<<<<

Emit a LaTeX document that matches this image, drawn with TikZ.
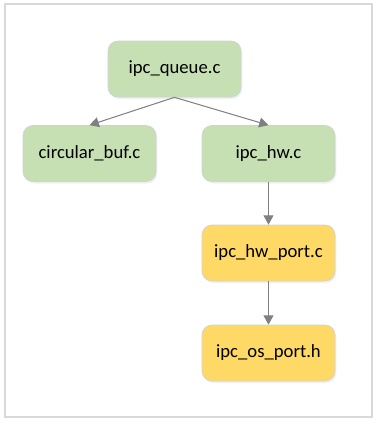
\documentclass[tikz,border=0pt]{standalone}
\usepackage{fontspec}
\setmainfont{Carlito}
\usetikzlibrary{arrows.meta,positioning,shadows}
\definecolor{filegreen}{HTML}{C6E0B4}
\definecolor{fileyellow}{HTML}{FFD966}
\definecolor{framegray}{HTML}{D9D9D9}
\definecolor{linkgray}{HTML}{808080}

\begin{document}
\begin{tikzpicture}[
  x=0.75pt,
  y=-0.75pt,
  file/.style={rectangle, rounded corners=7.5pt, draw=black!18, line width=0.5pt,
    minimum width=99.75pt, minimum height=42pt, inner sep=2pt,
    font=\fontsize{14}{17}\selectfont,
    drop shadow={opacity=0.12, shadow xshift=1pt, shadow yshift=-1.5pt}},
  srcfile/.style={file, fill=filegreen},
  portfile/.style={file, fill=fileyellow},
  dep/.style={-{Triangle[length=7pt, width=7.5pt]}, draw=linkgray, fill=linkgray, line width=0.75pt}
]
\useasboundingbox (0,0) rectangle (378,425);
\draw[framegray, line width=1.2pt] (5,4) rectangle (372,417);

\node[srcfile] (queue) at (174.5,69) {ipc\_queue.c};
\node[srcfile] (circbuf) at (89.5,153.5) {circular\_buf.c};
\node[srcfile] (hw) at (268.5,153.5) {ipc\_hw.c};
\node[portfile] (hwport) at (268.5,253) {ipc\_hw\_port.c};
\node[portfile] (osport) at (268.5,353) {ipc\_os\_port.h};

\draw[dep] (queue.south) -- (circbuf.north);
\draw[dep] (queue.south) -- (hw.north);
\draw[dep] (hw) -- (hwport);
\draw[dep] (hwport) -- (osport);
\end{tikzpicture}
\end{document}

>>>>

■ Aim: Make an exact copy of the data above, pictures excluded.

■ Output of the task:
Emit a LaTeX document that matches this image, drawn with TikZ.
\documentclass[tikz,border=0pt]{standalone}
\usepackage{fontspec}
\setmainfont{Carlito}
\usetikzlibrary{arrows.meta,positioning,shadows}
\definecolor{filegreen}{HTML}{C6E0B4}
\definecolor{fileyellow}{HTML}{FFD966}
\definecolor{framegray}{HTML}{D9D9D9}
\definecolor{linkgray}{HTML}{808080}

\begin{document}
\begin{tikzpicture}[
  x=0.75pt,
  y=-0.75pt,
  file/.style={rectangle, rounded corners=7.5pt, draw=black!18, line width=0.5pt,
    minimum width=99.75pt, minimum height=42pt, inner sep=2pt,
    font=\fontsize{14}{17}\selectfont,
    drop shadow={opacity=0.12, shadow xshift=1pt, shadow yshift=-1.5pt}},
  srcfile/.style={file, fill=filegreen},
  portfile/.style={file, fill=fileyellow},
  dep/.style={-{Triangle[length=7pt, width=7.5pt]}, draw=linkgray, fill=linkgray, line width=0.75pt}
]
\useasboundingbox (0,0) rectangle (378,425);
\draw[framegray, line width=1.2pt] (5,4) rectangle (372,417);

\node[srcfile] (queue) at (174.5,69) {ipc\_queue.c};
\node[srcfile] (circbuf) at (89.5,153.5) {circular\_buf.c};
\node[srcfile] (hw) at (268.5,153.5) {ipc\_hw.c};
\node[portfile] (hwport) at (268.5,253) {ipc\_hw\_port.c};
\node[portfile] (osport) at (268.5,353) {ipc\_os\_port.h};

\draw[dep] (queue.south) -- (circbuf.north);
\draw[dep] (queue.south) -- (hw.north);
\draw[dep] (hw) -- (hwport);
\draw[dep] (hwport) -- (osport);
\end{tikzpicture}
\end{document}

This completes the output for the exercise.